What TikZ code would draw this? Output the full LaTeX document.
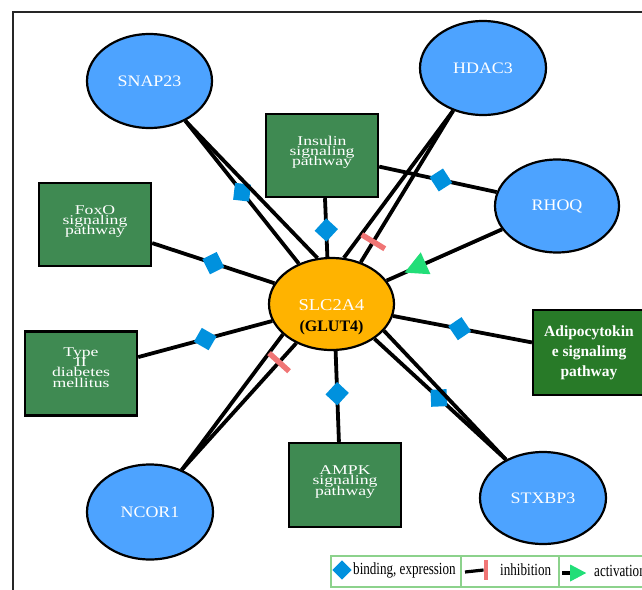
\documentclass[tikz,border=0pt]{standalone}
\usepackage{fontspec}
\setmainfont{Liberation Serif}
\newfontfamily\genefont[FakeStretch=1.12]{Liberation Serif}
\newfontfamily\boxfont[FakeStretch=1.32]{Liberation Serif}
\newfontfamily\legfont[FakeStretch=0.77]{Liberation Serif}
\newcommand\tightlinesx{\lineskiplimit=-50pt\relax}
\usetikzlibrary{shapes.geometric,backgrounds}
\definecolor{geneblue}{RGB}{77,163,255}
\definecolor{boxgreen}{RGB}{63,138,82}
\definecolor{adipogreen}{RGB}{40,122,40}
\definecolor{slcorange}{RGB}{255,179,0}
\definecolor{diamblue}{RGB}{0,145,222}
\definecolor{inhred}{RGB}{240,117,117}
\definecolor{actgreen}{RGB}{34,222,120}
\definecolor{legline}{RGB}{140,210,140}
\begin{document}
\begin{tikzpicture}[x=1pt,y=-1pt,
  gene/.style={ellipse, draw=black, line width=2.2pt, fill=geneblue, inner sep=0pt,
    text=white, font=\genefont\fontsize{16}{18}\selectfont},
  pathbox/.style={rectangle, draw=black, line width=2.4pt, fill=boxgreen, inner sep=0pt,
    minimum width=112pt, minimum height=83pt, text=white, align=center,
    font={\boxfont\fontsize{13.4}{10.3}\selectfont\tightlinesx}, text depth=9.2pt},
  edge/.style={draw=black, line width=3.8pt},
  dia/.style={rectangle, fill=diamblue, inner sep=0pt, minimum width=16pt, minimum height=17pt,
    sloped, allow upside down, rotate=45},
  inhbar/.style={rectangle, fill=inhred, inner sep=0pt, minimum width=5.5pt, minimum height=27pt,
    sloped, allow upside down},
  acttri/.style={isosceles triangle, isosceles triangle stretches, fill=actgreen, inner sep=0pt,
    minimum width=24pt, minimum height=23pt, sloped, allow upside down},
  legcell/.style={rectangle, draw=legline, line width=1.4pt, inner sep=0pt, minimum height=31pt},
  legtext/.style={inner sep=0pt, anchor=west, font=\legfont\fontsize{17}{18}\selectfont}
]
\useasboundingbox (0,0) rectangle (642,589);
\clip (0,0) rectangle (642,589);

% frame
\coordinate (fa) at (13,600);
\coordinate (fb) at (13,12);
\coordinate (fc) at (660,12);
\draw[line width=1.6pt, black!85] (fa) -- (fb) -- (fc);

% gene nodes
\node[gene, minimum width=125pt, minimum height=94pt] (snap) at (149.5,81) {SNAP23};
\node[gene, minimum width=126pt, minimum height=94pt] (hdac) at (483,68) {HDAC3};
\node[gene, minimum width=124pt, minimum height=93pt] (rhoq) at (557,206) {RHOQ};
\node[gene, minimum width=126pt, minimum height=95pt] (ncor) at (150,512) {NCOR1};
\node[gene, minimum width=126pt, minimum height=92pt] (stx) at (543,498) {STXBP3};

% central node
\node[ellipse, draw=black, line width=2.2pt, fill=slcorange, inner sep=0pt,
      minimum width=125pt, minimum height=92pt, align=center,
      font=\fontsize{16.5}{21}\selectfont, text height=57.8pt] (slc) at (331.5,304)
  {\textcolor{white}{\genefont SLC2A4}\\{\bfseries\fontsize{16}{21}\selectfont (GLUT4)}};

% pathway boxes
\node[pathbox] (ins) at (322,155.5) {Insulin\\signaling\\pathway};
\node[pathbox] (foxo) at (95,224.5) {FoxO\\signaling\\pathway};
\node[pathbox, minimum height=84pt, text depth=12.4pt] (type2) at (81,373.5) {Type\\II\\diabetes\\mellitus};
\node[pathbox, minimum height=84pt] (ampk) at (345,485) {AMPK\\signaling\\pathway};
\node[rectangle, draw=black, line width=2.2pt, fill=adipogreen, inner sep=0pt,
      minimum width=112pt, minimum height=85pt, text=white, align=center,
      font=\bfseries\fontsize{15.5}{20}\selectfont] (adipo) at (589,352.5)
  {Adipocytokin\\e signalimg\\pathway};

% connectors
\begin{scope}[on background layer]
\draw[edge] (snap.-48.5) -- node[dia, pos=0.5] {} (slc.129.3);
\draw[edge] (snap.-48.5) -- (slc.107.9);
\draw[edge] (hdac.235) -- (slc.75.7);
\draw[edge] (hdac.235) -- node[inhbar, pos=0.865] {} (slc.55.2);
\draw[edge] (ins.-86) -- node[dia, pos=0.54] {} (slc.95.6);
\draw[edge] (ins.-11.6) -- node[dia, pos=0.525] {} (rhoq.167);
\draw[edge] (rhoq.203) -- node[acttri, pos=0.72] {} (slc.23.4);
\draw[edge] (foxo.-18.3) -- node[dia, pos=0.5] {} (slc.160.8);
\draw[edge] (slc.-11) -- node[dia, pos=0.48] {} (adipo.170);
\draw[edge] (type2.16) -- node[dia, pos=0.5] {} (slc.196.8);
\draw[edge] (ampk.98) -- node[dia, pos=0.53] {} (slc.-85.6);
\draw[edge] (ncor.53) -- (slc.212);
\draw[edge] (ncor.53) -- node[inhbar, pos=0.85] {} (slc.228.5);
\draw[edge] (slc.-39.3) -- node[dia, pos=0.49] {} (stx.134);
\draw[edge] (slc.-27.6) -- (stx.134);
\end{scope}

% legend
\node[legcell, minimum width=130pt] (cell1) at (396,571.5) {};
\node[legcell, minimum width=98pt] (cell2) at (510,571.5) {};
\node[legcell, minimum width=100pt] (cell3) at (609,571.5) {};
\node[rectangle, fill=diamblue, inner sep=0pt, minimum size=13.5pt, rotate=45] (ldia) at (342,570) {};
\node[legtext] (lt1) at (353,570) {binding, expression};
\coordinate (linh) at (465,572);
\node[rectangle, fill=inhred, inner sep=0pt, minimum width=4.5pt, minimum height=20pt] (lbar) at (486,570) {};
\draw[line width=3.2pt] (linh) -- (lbar.west);
\node[legtext] (lt2) at (500,570) {inhibition};
\coordinate (lact) at (562,573);
\node[isosceles triangle, isosceles triangle stretches, fill=actgreen, inner sep=0pt,
      minimum width=17pt, minimum height=16pt, anchor=west] (ltri) at (570,573) {};
\draw[line width=3.2pt] (lact) -- (ltri.west);
\node[legtext] (lt3) at (594,571) {activation};
\end{tikzpicture}
\end{document}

• **Written problem**: Extract the full listing above verbatim; pictures are to be left out of the copy.

• **Reply**:
What TikZ code would draw this? Output the full LaTeX document.
\documentclass[tikz,border=0pt]{standalone}
\usepackage{fontspec}
\setmainfont{Liberation Serif}
\newfontfamily\genefont[FakeStretch=1.12]{Liberation Serif}
\newfontfamily\boxfont[FakeStretch=1.32]{Liberation Serif}
\newfontfamily\legfont[FakeStretch=0.77]{Liberation Serif}
\newcommand\tightlinesx{\lineskiplimit=-50pt\relax}
\usetikzlibrary{shapes.geometric,backgrounds}
\definecolor{geneblue}{RGB}{77,163,255}
\definecolor{boxgreen}{RGB}{63,138,82}
\definecolor{adipogreen}{RGB}{40,122,40}
\definecolor{slcorange}{RGB}{255,179,0}
\definecolor{diamblue}{RGB}{0,145,222}
\definecolor{inhred}{RGB}{240,117,117}
\definecolor{actgreen}{RGB}{34,222,120}
\definecolor{legline}{RGB}{140,210,140}
\begin{document}
\begin{tikzpicture}[x=1pt,y=-1pt,
  gene/.style={ellipse, draw=black, line width=2.2pt, fill=geneblue, inner sep=0pt,
    text=white, font=\genefont\fontsize{16}{18}\selectfont},
  pathbox/.style={rectangle, draw=black, line width=2.4pt, fill=boxgreen, inner sep=0pt,
    minimum width=112pt, minimum height=83pt, text=white, align=center,
    font={\boxfont\fontsize{13.4}{10.3}\selectfont\tightlinesx}, text depth=9.2pt},
  edge/.style={draw=black, line width=3.8pt},
  dia/.style={rectangle, fill=diamblue, inner sep=0pt, minimum width=16pt, minimum height=17pt,
    sloped, allow upside down, rotate=45},
  inhbar/.style={rectangle, fill=inhred, inner sep=0pt, minimum width=5.5pt, minimum height=27pt,
    sloped, allow upside down},
  acttri/.style={isosceles triangle, isosceles triangle stretches, fill=actgreen, inner sep=0pt,
    minimum width=24pt, minimum height=23pt, sloped, allow upside down},
  legcell/.style={rectangle, draw=legline, line width=1.4pt, inner sep=0pt, minimum height=31pt},
  legtext/.style={inner sep=0pt, anchor=west, font=\legfont\fontsize{17}{18}\selectfont}
]
\useasboundingbox (0,0) rectangle (642,589);
\clip (0,0) rectangle (642,589);

% frame
\coordinate (fa) at (13,600);
\coordinate (fb) at (13,12);
\coordinate (fc) at (660,12);
\draw[line width=1.6pt, black!85] (fa) -- (fb) -- (fc);

% gene nodes
\node[gene, minimum width=125pt, minimum height=94pt] (snap) at (149.5,81) {SNAP23};
\node[gene, minimum width=126pt, minimum height=94pt] (hdac) at (483,68) {HDAC3};
\node[gene, minimum width=124pt, minimum height=93pt] (rhoq) at (557,206) {RHOQ};
\node[gene, minimum width=126pt, minimum height=95pt] (ncor) at (150,512) {NCOR1};
\node[gene, minimum width=126pt, minimum height=92pt] (stx) at (543,498) {STXBP3};

% central node
\node[ellipse, draw=black, line width=2.2pt, fill=slcorange, inner sep=0pt,
      minimum width=125pt, minimum height=92pt, align=center,
      font=\fontsize{16.5}{21}\selectfont, text height=57.8pt] (slc) at (331.5,304)
  {\textcolor{white}{\genefont SLC2A4}\\{\bfseries\fontsize{16}{21}\selectfont (GLUT4)}};

% pathway boxes
\node[pathbox] (ins) at (322,155.5) {Insulin\\signaling\\pathway};
\node[pathbox] (foxo) at (95,224.5) {FoxO\\signaling\\pathway};
\node[pathbox, minimum height=84pt, text depth=12.4pt] (type2) at (81,373.5) {Type\\II\\diabetes\\mellitus};
\node[pathbox, minimum height=84pt] (ampk) at (345,485) {AMPK\\signaling\\pathway};
\node[rectangle, draw=black, line width=2.2pt, fill=adipogreen, inner sep=0pt,
      minimum width=112pt, minimum height=85pt, text=white, align=center,
      font=\bfseries\fontsize{15.5}{20}\selectfont] (adipo) at (589,352.5)
  {Adipocytokin\\e signalimg\\pathway};

% connectors
\begin{scope}[on background layer]
\draw[edge] (snap.-48.5) -- node[dia, pos=0.5] {} (slc.129.3);
\draw[edge] (snap.-48.5) -- (slc.107.9);
\draw[edge] (hdac.235) -- (slc.75.7);
\draw[edge] (hdac.235) -- node[inhbar, pos=0.865] {} (slc.55.2);
\draw[edge] (ins.-86) -- node[dia, pos=0.54] {} (slc.95.6);
\draw[edge] (ins.-11.6) -- node[dia, pos=0.525] {} (rhoq.167);
\draw[edge] (rhoq.203) -- node[acttri, pos=0.72] {} (slc.23.4);
\draw[edge] (foxo.-18.3) -- node[dia, pos=0.5] {} (slc.160.8);
\draw[edge] (slc.-11) -- node[dia, pos=0.48] {} (adipo.170);
\draw[edge] (type2.16) -- node[dia, pos=0.5] {} (slc.196.8);
\draw[edge] (ampk.98) -- node[dia, pos=0.53] {} (slc.-85.6);
\draw[edge] (ncor.53) -- (slc.212);
\draw[edge] (ncor.53) -- node[inhbar, pos=0.85] {} (slc.228.5);
\draw[edge] (slc.-39.3) -- node[dia, pos=0.49] {} (stx.134);
\draw[edge] (slc.-27.6) -- (stx.134);
\end{scope}

% legend
\node[legcell, minimum width=130pt] (cell1) at (396,571.5) {};
\node[legcell, minimum width=98pt] (cell2) at (510,571.5) {};
\node[legcell, minimum width=100pt] (cell3) at (609,571.5) {};
\node[rectangle, fill=diamblue, inner sep=0pt, minimum size=13.5pt, rotate=45] (ldia) at (342,570) {};
\node[legtext] (lt1) at (353,570) {binding, expression};
\coordinate (linh) at (465,572);
\node[rectangle, fill=inhred, inner sep=0pt, minimum width=4.5pt, minimum height=20pt] (lbar) at (486,570) {};
\draw[line width=3.2pt] (linh) -- (lbar.west);
\node[legtext] (lt2) at (500,570) {inhibition};
\coordinate (lact) at (562,573);
\node[isosceles triangle, isosceles triangle stretches, fill=actgreen, inner sep=0pt,
      minimum width=17pt, minimum height=16pt, anchor=west] (ltri) at (570,573) {};
\draw[line width=3.2pt] (lact) -- (ltri.west);
\node[legtext] (lt3) at (594,571) {activation};
\end{tikzpicture}
\end{document}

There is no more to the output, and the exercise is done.